Each call to the map or reduce function by mapreduce is independent of all others. For example, a call to the map function cannot depend on inputs or results from a previous call to the map function. It is best to break up such calculations into multiple calls to mapreduce.

MapReduce Algorithm Phases

mapreduce moves each block of data in the input datastore through several phases before reaching the final output. The following figure outlines the phases of the algorithm for mapreduce.

Illustration of MapReduce algorithm phases: input datastore, map phase, intermediate sorting phase, reduce phase, and output datastore.

The algorithm has the following steps:

  1. mapreduce reads a block of data from the input datastore using [data,info] = read(ds), and then calls the map function to work on that block.

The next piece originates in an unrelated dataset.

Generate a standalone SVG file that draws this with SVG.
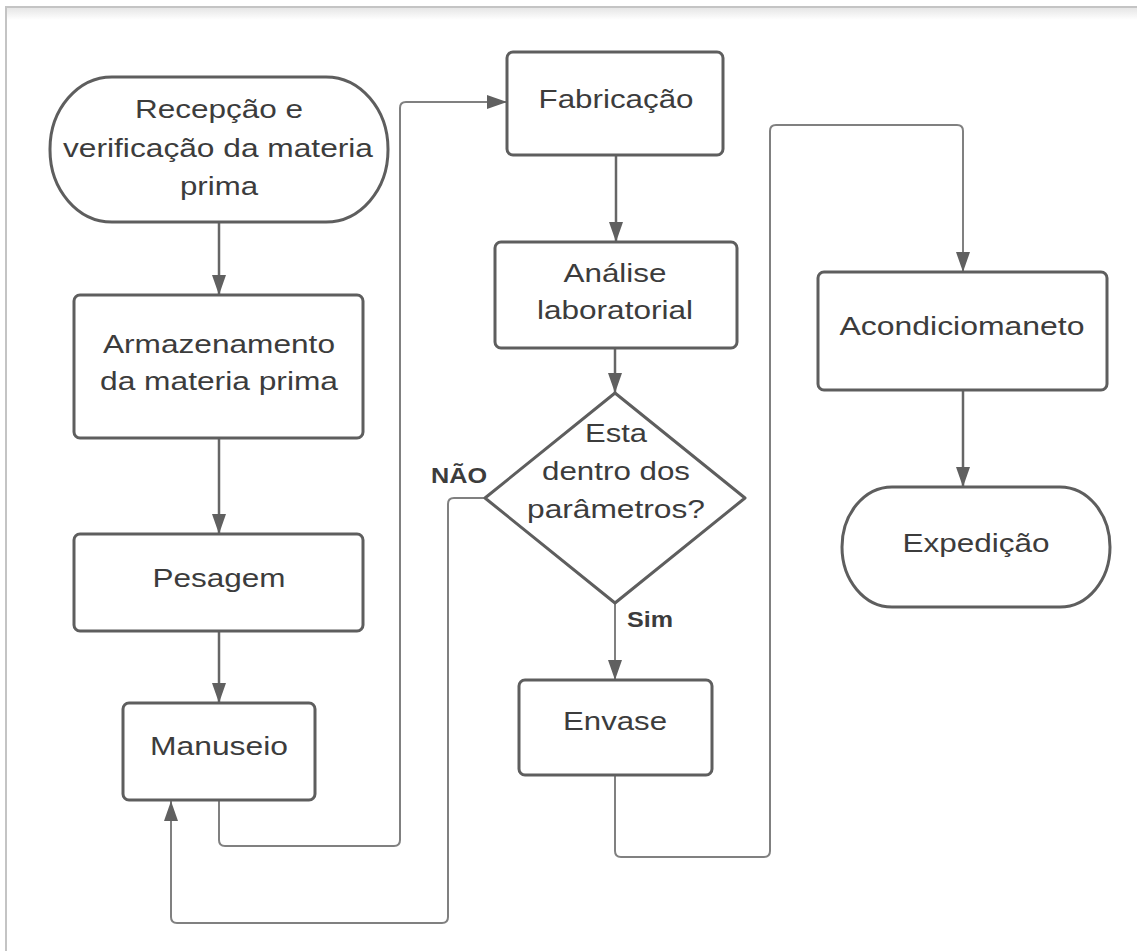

  2. The map function receives the block of data, organizes it or performs a precursory calculation, and then uses the add and addmulti functions to add key-value pairs to an intermediate data storage object called a KeyValueStore. The number of calls to the map function by mapreduce is equal to the number of blocks in the input datastore.

  3. After the map function works on all of the blocks of data in the datastore, mapreduce groups all of the values in the intermediate KeyValueStore object by unique key.

  4. Next, mapreduce calls the reduce function once for each unique key added by the map function. Each unique key can have many associated values. mapreduce passes the values to the reduce function as a ValueIterator object, which is an object used to iterate over the values. The ValueIterator object for each unique key contains all the associated values for that key.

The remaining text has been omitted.